Each verification is concurrent (ThreadPoolExecutor, default 8 workers). Verification calls are issued AFTER scanning so a non-network scan is unaffected.

A verified finding is incident-grade evidence; an unverified one is a hypothesis. The two are visually distinct in the HTML report and tagged in SARIF properties so downstream triage tools can prioritize.

Extension points

Add a...File to edit
New detection rulescan4secrets/config/rules.yaml (append; no code change)
New vendor verifierverify: block on the new rule (no code change)
New reporter (e.g.
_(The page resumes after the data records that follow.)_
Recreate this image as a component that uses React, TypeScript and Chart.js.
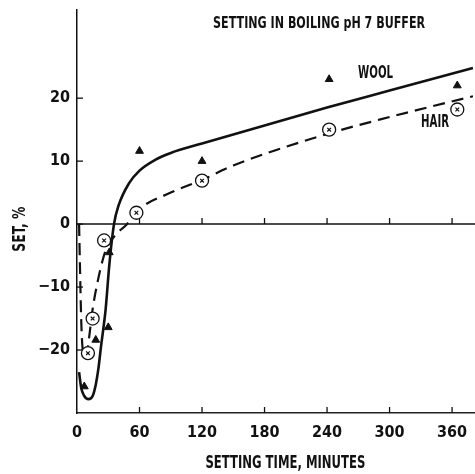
import React, { useEffect, useRef } from 'react';
import { Chart, registerables } from 'chart.js';
Chart.register(...registerables);

const FONT = "'Liberation Sans Narrow', 'DejaVu Sans Condensed', 'Arial Narrow', sans-serif";

// tick values
const xTicks = [0, 60, 120, 180, 240, 300, 360];
const yTicks = [-20, -10, 0, 10, 20];

// measured points (triangles = wool)
const woolX = [7, 18, 30, 31, 60, 120, 242, 365];
const woolY = [-25.8, -18.4, -16.4, -4.5, 11.6, 10, 23, 22];

// measured points (circled x = hair)
const hairX = [10.5, 15, 26, 57, 120, 242, 365];
const hairY = [-20.5, -15, -2.6, 1.8, 6.9, 15, 18.2];

// fitted curves
const woolCurveX = [2, 4, 7, 11, 15, 18, 20.5, 23, 27.5, 31, 35.5, 40, 50, 60, 75, 90, 120, 160, 240, 300, 380];
const woolCurveY = [-23.5, -26, -27.3, -27.8, -27.3, -25.5, -23, -19.5, -13.5, -6.5, 0, 3, 6.5, 8.5, 10.2, 11.3, 12.8, 14.7, 18.5, 21.2, 24.8];

const hairCurveX = [2, 3, 4, 5, 7, 9.5, 12, 15, 20, 25, 28, 32, 40, 47, 57, 90, 120, 150, 240, 300, 380];
const hairCurveY = [0, -8, -15, -19, -21, -20.5, -17.5, -13.5, -9, -5.5, -4, -2.8, -1.2, -0.2, 2, 5, 7, 9.3, 14.3, 17, 20.3];

const TITLE = 'SETTING IN BOILING pH 7 BUFFER';
const WOOL_LABEL = 'WOOL';
const HAIR_LABEL = 'HAIR';
const X_TITLE = 'SETTING TIME, MINUTES';
const Y_TITLE = 'SET, %';

const pts = (xs: number[], ys: number[]) => xs.map((x, i) => ({ x, y: ys[i] }));

// draw condensed text: squeeze horizontally to the given width
function condensed(
  ctx: CanvasRenderingContext2D,
  text: string,
  x: number,
  y: number,
  size: number,
  width: number,
  align: 'left' | 'center',
  rotate = 0
) {
  ctx.save();
  ctx.font = `bold ${size}px ${FONT}`;
  const w = ctx.measureText(text).width;
  const s = width / w;
  ctx.translate(x, y);
  if (rotate) ctx.rotate(rotate);
  ctx.scale(s, 1);
  ctx.textBaseline = 'middle';
  ctx.textAlign = align;
  ctx.fillText(text, 0, 0);
  ctx.restore();
}

const decor = {
  id: 'decor',
  beforeDatasetsDraw(chart: any) {
    const { ctx, scales } = chart;
    const xs = scales.x;
    const ys = scales.y;
    ctx.save();
    ctx.strokeStyle = '#111';
    ctx.lineWidth = 1.5;
    const y0 = ys.getPixelForValue(0);
    ctx.beginPath();
    ctx.moveTo(xs.left, y0);
    ctx.lineTo(xs.right, y0);
    ctx.stroke();
    ctx.lineWidth = 1.3;
    xTicks.forEach((v) => {
      if (v === 0) return;
      const px = xs.getPixelForValue(v);
      ctx.beginPath();
      ctx.moveTo(px, y0);
      ctx.lineTo(px, y0 - 6);
      ctx.moveTo(px, ys.bottom);
      ctx.lineTo(px, ys.bottom - 6);
      ctx.stroke();
    });
    yTicks.forEach((v) => {
      const py = ys.getPixelForValue(v);
      ctx.beginPath();
      ctx.moveTo(xs.left, py);
      ctx.lineTo(xs.left + 6, py);
      ctx.stroke();
    });
    ctx.restore();
  },
  afterDraw(chart: any) {
    const { ctx, scales } = chart;
    const xs = scales.x;
    const ys = scales.y;
    ctx.save();
    ctx.fillStyle = '#111';
    condensed(ctx, TITLE, xs.getPixelForValue(130.6), ys.getPixelForValue(31.8), 16, 212, 'left');
    condensed(ctx, WOOL_LABEL, xs.getPixelForValue(269.8), ys.getPixelForValue(24.0), 18, 35, 'left');
    condensed(ctx, HAIR_LABEL, xs.getPixelForValue(330.2), ys.getPixelForValue(16.2), 18, 28, 'left');
    condensed(ctx, X_TITLE, xs.getPixelForValue(200), chart.height - 10.5, 18, 160, 'center');
    condensed(ctx, Y_TITLE, 20, ys.getPixelForValue(-0.8), 18, 45, 'center', -Math.PI / 2);
    ctx.restore();
  },
};

const noPad = (s: any) => {
  s.paddingTop = 0;
  s.paddingBottom = 0;
  s.paddingLeft = 0;
  s.paddingRight = 0;
};

export default function App() {
  const ref = useRef<HTMLCanvasElement>(null);
  useEffect(() => {
    const chart = new Chart(ref.current as HTMLCanvasElement, {
      type: 'line',
      data: {
        datasets: [
          {
            label: 'Hair x',
            data: pts(hairX, hairY),
            showLine: false,
            pointStyle: 'crossRot',
            pointRadius: 2.6,
            borderColor: '#111',
            borderWidth: 1.2,
            order: 0,
          } as any,
          {
            label: 'Hair',
            data: pts(hairX, hairY),
            showLine: false,
            pointStyle: 'circle',
            pointRadius: 6.5,
            backgroundColor: '#fff',
            borderColor: '#111',
            borderWidth: 1.3,
            order: 1,
          },
          {
            label: 'Wool',
            data: pts(woolX, woolY),
            showLine: false,
            pointStyle: 'triangle',
            pointRadius: 4.5,
            backgroundColor: '#111',
            borderColor: '#111',
            borderWidth: 1,
            order: 2,
          },
          {
            label: 'Wool curve',
            data: pts(woolCurveX, woolCurveY),
            borderColor: '#111',
            borderWidth: 2.6,
            pointRadius: 0,
            cubicInterpolationMode: 'monotone',
            fill: false,
            order: 3,
          },
          {
            label: 'Hair curve',
            data: pts(hairCurveX, hairCurveY),
            borderColor: '#111',
            borderWidth: 2.2,
            borderDash: [12, 7],
            pointRadius: 0,
            cubicInterpolationMode: 'monotone',
            fill: false,
            order: 4,
          },
        ],
      },
      options: {
        responsive: false,
        devicePixelRatio: 1,
        animation: false,
        layout: { autoPadding: false, padding: { top: 10, left: 0, right: 0, bottom: 0 } },
        plugins: {
          legend: { display: false },
          tooltip: { enabled: false },
          title: { display: false },
        },
        scales: {
          x: {
            type: 'linear',
            min: 0,
            max: 382,
            afterBuildTicks: (s: any) => {
              s.ticks = xTicks.map((v) => ({ value: v }));
            },
            afterFit: (s: any) => {
              s.height = 61;
              noPad(s);
            },
            grid: { drawOnChartArea: false, drawTicks: false },
            border: { display: true, color: '#222', width: 1.5 },
            ticks: {
              padding: 10,
              color: '#111',
              font: { family: FONT, size: 16, weight: 'bold' },
              maxRotation: 0,
              autoSkip: false,
            },
            title: { display: false },
          },
          y: {
            type: 'linear',
            min: -30,
            max: 34,
            afterBuildTicks: (s: any) => {
              s.ticks = yTicks.map((v) => ({ value: v }));
            },
            afterFit: (s: any) => {
              s.width = 77;
              noPad(s);
            },
            grid: { drawOnChartArea: false, drawTicks: false },
            border: { display: true, color: '#111', width: 1.5 },
            ticks: {
              padding: 7,
              color: '#111',
              font: { family: FONT, size: 16, weight: 'bold' },
              callback: (v: any) => (v < 0 ? '\u2212' + Math.abs(v) : String(v)),
            },
            title: { display: false },
          },
        },
      } as any,
      plugins: [decor],
    });
    return () => chart.destroy();
  }, []);
  return (
    <div style={{ position: 'fixed', left: 0, top: 0, width: 475, height: 474, background: '#fff' }}>
      <canvas ref={ref} width={475} height={474} style={{ display: 'block' }} />
    </div>
  );
}
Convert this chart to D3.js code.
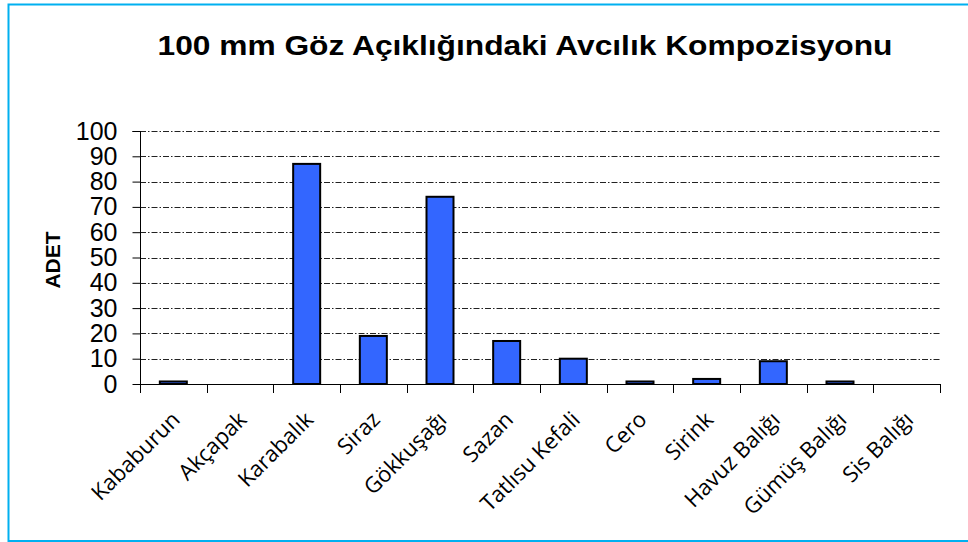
<!DOCTYPE html>
<html>
<head>
<meta charset="utf-8">
<script src="https://cdn.jsdelivr.net/npm/d3@7"></script>
<style>
  html, body { margin: 0; padding: 0; background: #fff; }
  svg { display: block; }
</style>
</head>
<body>
<svg id="chart" width="968" height="542"></svg>
<script>
const categories = ["Kababurun", "Akçapak", "Karabalık", "Siraz", "Gökkuşağı", "Sazan", "Tatlısu Kefali", "Cero", "Sirink", "Havuz Balığı", "Gümüş Balığı", "Sis Balığı"];
const values = [1, 0, 87, 19, 74, 17, 10, 1, 2, 9, 1, 0];
const yTicks = [0, 10, 20, 30, 40, 50, 60, 70, 80, 90, 100];
const title = "100 mm Göz Açıklığındaki Avcılık Kompozisyonu";
const yTitle = "ADET";

const svg = d3.select("#chart");

// frame
svg.append("rect")
  .attr("x", 8.5).attr("y", 4.5)
  .attr("width", 1000).attr("height", 536.5)
  .attr("fill", "none")
  .attr("stroke", "#00b0f0")
  .attr("stroke-width", 2);

const pLeft = 140, pRight = 940, pTop = 131, pBottom = 384;

const x = d3.scaleBand().domain(categories).range([pLeft, pRight]);
const y = d3.scaleLinear().domain([0, 100]).range([pBottom, pTop]);
const barW = 27;

// title
svg.append("text")
  .attr("x", 525).attr("y", 55)
  .attr("text-anchor", "middle")
  .attr("font-family", "Liberation Sans, Arial, sans-serif")
  .attr("font-weight", "bold")
  .attr("font-size", 28)
  .attr("textLength", 735)
  .attr("lengthAdjust", "spacingAndGlyphs")
  .text(title);

// gridlines
svg.append("g")
  .selectAll("line")
  .data(yTicks.filter(d => d > 0))
  .join("line")
  .attr("x1", pLeft).attr("x2", pRight)
  .attr("y1", d => Math.round(y(d)) + 0.5)
  .attr("y2", d => Math.round(y(d)) + 0.5)
  .attr("stroke", "#222")
  .attr("stroke-width", 1)
  .attr("stroke-dasharray", "6,2,1.5,2");

// y axis
const yAxis = d3.axisLeft(y).tickValues(yTicks).tickSize(8).tickPadding(15);
const gy = svg.append("g")
  .attr("transform", `translate(${pLeft + 0.5},0)`)
  .call(yAxis);
gy.select(".domain").attr("stroke", "#000").attr("d", `M-8,${pTop + 0.5}H0V${pBottom + 0.5}`);
gy.selectAll(".tick line").attr("stroke", "#000");
gy.selectAll(".tick text")
  .attr("font-family", "Liberation Sans, Arial, sans-serif")
  .attr("font-size", 25)
  .attr("fill", "#000");

// bars
svg.append("g")
  .selectAll("rect")
  .data(categories.map((c, i) => ({ c, v: values[i] })).filter(d => d.v > 0))
  .join("rect")
  .attr("x", d => x(d.c) + (x.bandwidth() - barW) / 2)
  .attr("width", barW)
  .attr("y", d => y(d.v))
  .attr("height", d => y(0) - y(d.v))
  .attr("fill", "#3366ff")
  .attr("stroke", "#000")
  .attr("stroke-width", 2);

// x axis
svg.append("line")
  .attr("x1", pLeft).attr("x2", pRight)
  .attr("y1", pBottom + 0.5).attr("y2", pBottom + 0.5)
  .attr("stroke", "#000");
const bounds = categories.map(c => x(c)).concat([pRight]);
svg.append("g")
  .selectAll("line")
  .data(bounds)
  .join("line")
  .attr("x1", d => Math.round(d) + 0.5).attr("x2", d => Math.round(d) + 0.5)
  .attr("y1", pBottom).attr("y2", pBottom + 9)
  .attr("stroke", "#000");

// x labels
svg.append("g")
  .selectAll("text")
  .data(categories)
  .join("text")
  .attr("transform", d => `translate(${x(d) + x.bandwidth() / 2 + 8},${pBottom + 37}) rotate(-45)`)
  .attr("text-anchor", "end")
  .attr("font-family", "Open Sans, Noto Sans, sans-serif")
  .attr("font-size", 22)
  .attr("fill", "#000")
  .text(d => d);

// y title
svg.append("text")
  .attr("transform", "translate(60,260) rotate(-90)")
  .attr("text-anchor", "middle")
  .attr("font-family", "Liberation Sans, Arial, sans-serif")
  .attr("font-weight", "bold")
  .attr("font-size", 21)
  .text(yTitle);
</script>
</body>
</html>
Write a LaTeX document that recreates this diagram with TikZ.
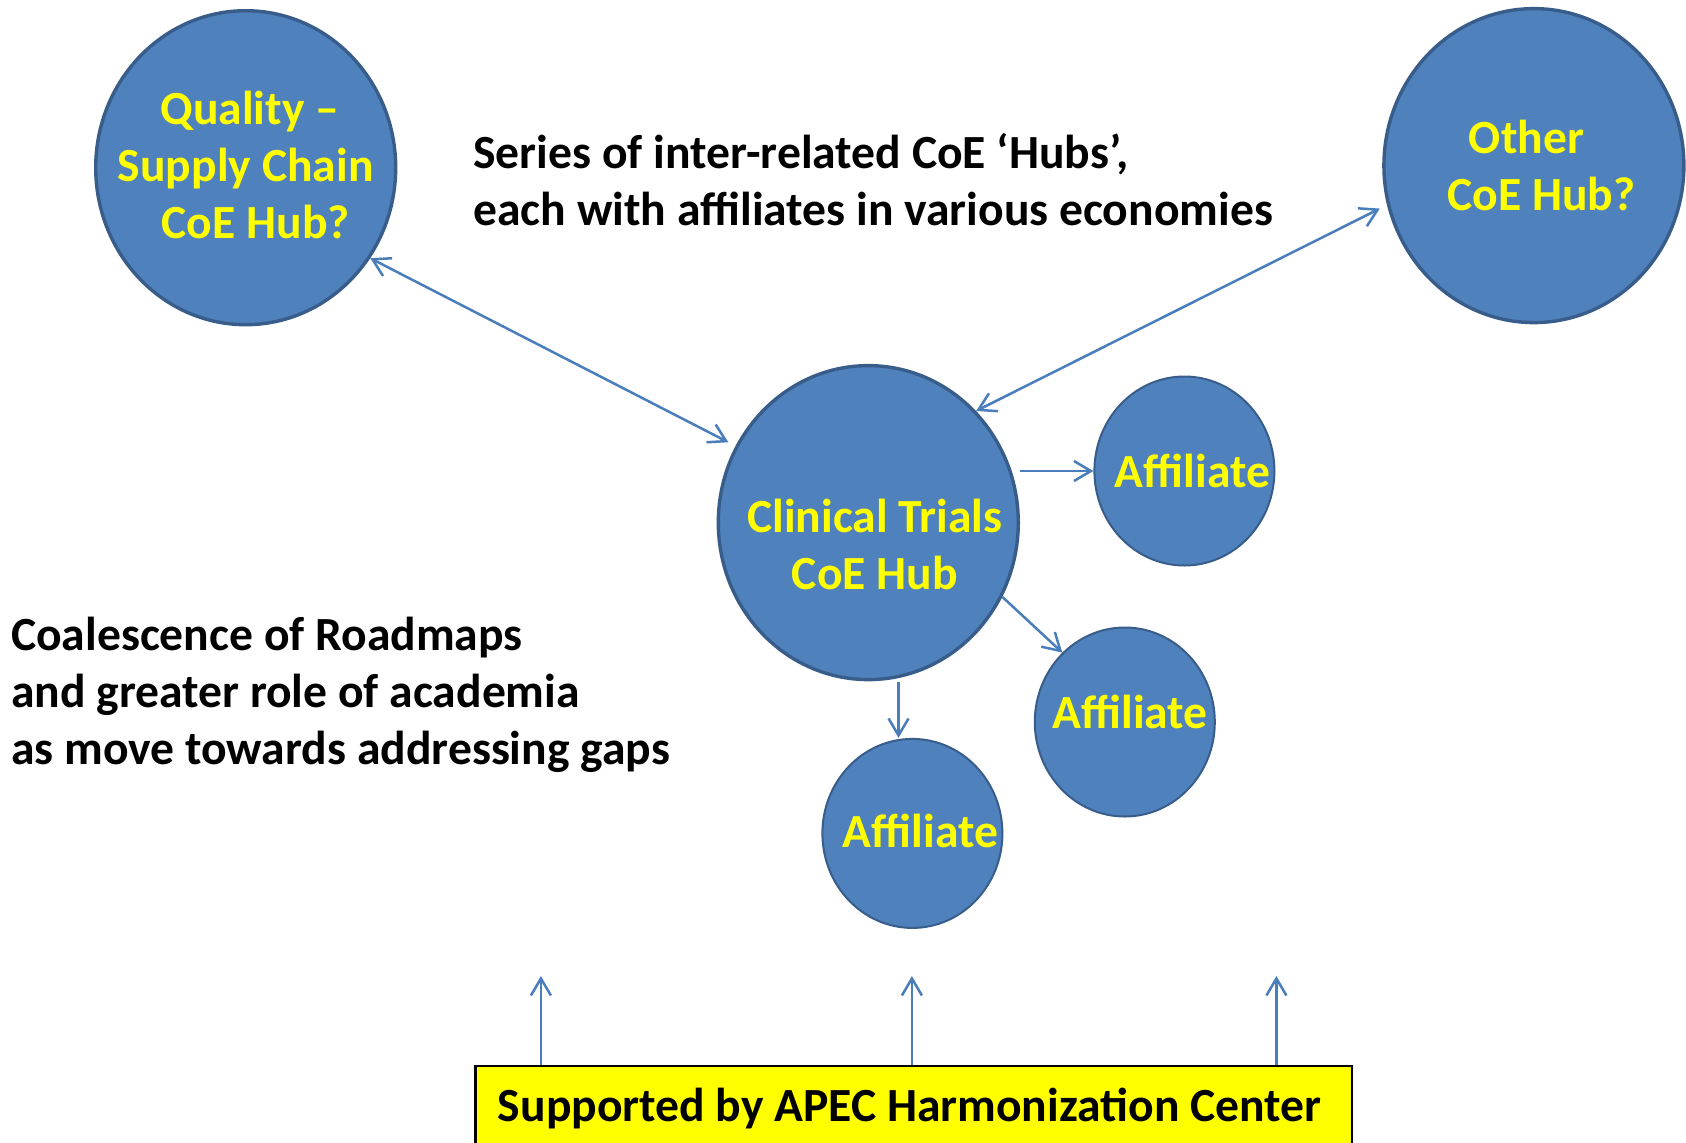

Markdown)scan4secrets/reporters/<name>.py + register in reporters/__init__.py
New CLI flagscan4secrets/cli.py (_parser() then main())
Custom keyword index backendscan4secrets/engine/rules.py (the KeywordIndex class)
New URL discovery source (sitemap, openapi)scan4secrets/engine/crawler.py (extra_seeds parameter)
New path-guess wordlistdrop *.txt under scan4secrets/config/wordlist/

Performance notes

  • Aho-Corasick keyword pre-filter: 100+ rules → ~5x faster than naive per-rule regex scanning.
  • Binary skip: files with NUL byte in first 4096 bytes skipped (no garbage matches, faster).
  • Max file size: 10 MB default (skips minified bundles, build artifacts).
  • Max line length: 4096 chars (long minified lines truncated; prevents regex backtracking pathology).
  • Crawler concurrency: ThreadPoolExecutor with --threads (default 16); use 32-64 for fast targets.
  • Verifier concurrency: 8 workers; each probe ≤ 5s timeout.
  • Skipped directories by default: .git, node_modules, vendor, dist, build, .venv, __pycache__, .next, .nuxt, .tox, .cache, .mypy_cache, .pytest_cache, bower_components, coverage, .idea, .vscode.

Why YAML rules, not TOML or code

  • YAML round-trips edits cleanly in PRs.
  • Human-readable for non-Python contributors.
  • Same shape can be loaded by tests, distributed via package data, or referenced by --rules custom.yaml from outside the repo.